Sure, lounging on the couch eating pizza and thinking up the world’s best Tinder line may sound like a great night, but you know what’s even more productive?
Snagging a date in person. And yes, it’s still possible to meet someone without swiping right.
There’s no denying that dating apps are convenient, but over time, they’ve morphed into dateless voids rife with ghosting. And while you certainly see more faces than you would by stopping at the neighbourhood bar, chances are you’re not actually meetingmost of these phantom matches. (And if you are, send us your best dating tips). But for the rest of us, it’s a good time to revisit the basics: meeting people in real life.
Kat Haselkorn, DC-based Three Day Rule matchmaker shares her insights for meeting people off an app. To help you snag more successful dates, we’ve arranged the tips by personality types, so you can find someone who won’t be bored with your CrossFit chatter.
If You’re An Athlete
Research has shown that working out with a partner can strengthen your bond and keep you motivated, according to U.S. News & World Report.
Admittedly, meeting someone at the gym may not be the best choice, since you risk turning into the weight room creep. The answer? Look for ways to exercise outside the gym so you find a partner who equally geeks out over BMI.
“Join a league,” suggests Haselkorn. “There are a number of leagues for those who play soccer, tennis, and more traditional sports. If you’re area runner, check out Lululemon or local running stores for a fun group environment. You can meet other fit individuals and consistently see the same faces every week when the group gets together.”
If You’re Outdoorsy
If your perfect date involves swimming in lakes and catching fish for dinner, then you’re definitely the outdoorsy type. And the best way to find someone who shares that interest is by meeting in your natural element: REI. Haselkorn suggests striking up conversations by the camping gear or checking for store-sponsored classes or expeditions.
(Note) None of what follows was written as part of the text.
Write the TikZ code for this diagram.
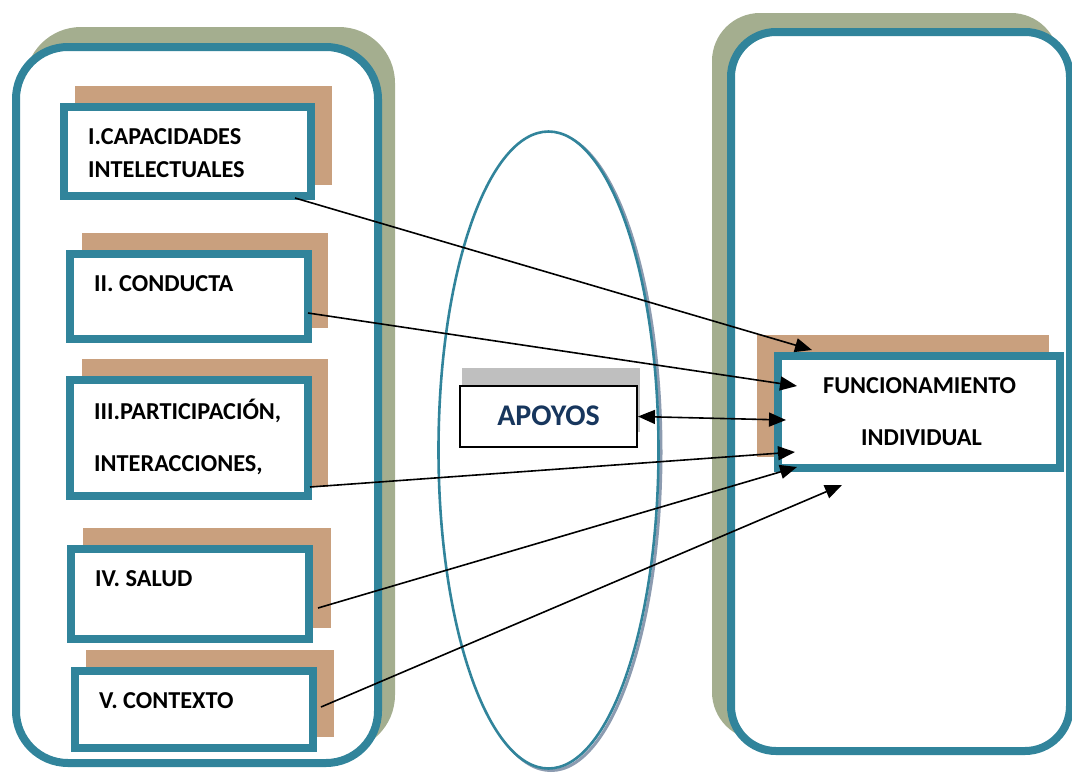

“Outdoorsy stores like REI and Patagonia also host day trips and classes that can be a great place to meet people who share your interests,” she says.
Or you could sign up for a bouldering class at a local climbing gym. People tend to be friendly and social and it’s easy to start up a conversation — in between climbs, of course.
If You’re An Introvert
Devoting hours to meeting new people probably sounds exhausting, especially if you need plenty of solo time to recharge. Thankfully, there’s no need to overwhelm your calendar. Instead, set a reasonable goal for the number of outings you attend each week.
“Commit to going out to at least one networking event or happy hour per week,” Haselkorn says. “Try something with a clear purpose like trivia, or an industry-specific presentation. If there is a built-in social activity, it’s much easier to come up with topics to chat with people about before or after.”
If You’re A Foodie
Finding a partner whose snobbery for craft beverages rivals your own is possible — if you go seek out other foodies.
“Find a group that does monthly dinner parties or get-togethers at new restaurants around town,” suggests Haselkorn. She recommends joining meetups targeted to specific age groups to better find someone who’s in a similar stage of life.
Food festivals and cooking classes are also great ways to find someone who shares your love of farm-to-table fare.
If You’re A Night Owl
Relationships are hard, but they can be even more challenging when you and your partner have compatibility issues. So if you close down the bar every night, you may not want to date someone who prefers being asleep by midnight.
This is why Haselkorn says night owls should look for their soulmates at late night events or evening sports leagues.
“There are games that start after 8 p.m.,” she says. “Or attend concerts and shows on weeknights,” Haselkorn recommends. “These activities attract other night owls and make it more likely that you’ll find someone with a similar circadian rhythm.”
If You’re A Workaholic
People with demanding work schedules often rely on dating apps since it’s not easy to socialise when you’re always at the office. But Haselkorn says it is possible to be productive and find love — it just takes some creativity.
“Get out of the office and take your work to a cafe or coworking space,” says Haselkorn. “It’s tempting to sit at your desk for long hours when you have a lot on your plate, but simply ‘getting out there’ and bringing your laptop to a coffee shop or alternate workspace can make a big difference.”
And while you’re there, don’t forget to take out the earbuds.
“If you want to meet someone, you need to seem approachable and headphones scream, ‘Don’t talk to me.'”
If You’re A Traveler
“If you’re the kind of person who is regularly on the road, take advantage of the airline lounges,” Haselkorn advises. She believes you’ll find others with similar road warrior lifestyles, since these lounges are used by heavy travellers.
Additionally, Haselkorn recommends spending time in local cafes, remote workplaces, and bars in or near hotels because they’re likely to be frequented by other travellers. And while it might be easiest to take a taxi everywhere, using public transportation options like Uber Pool and hotel shuttles increase your chances of meeting someone organically.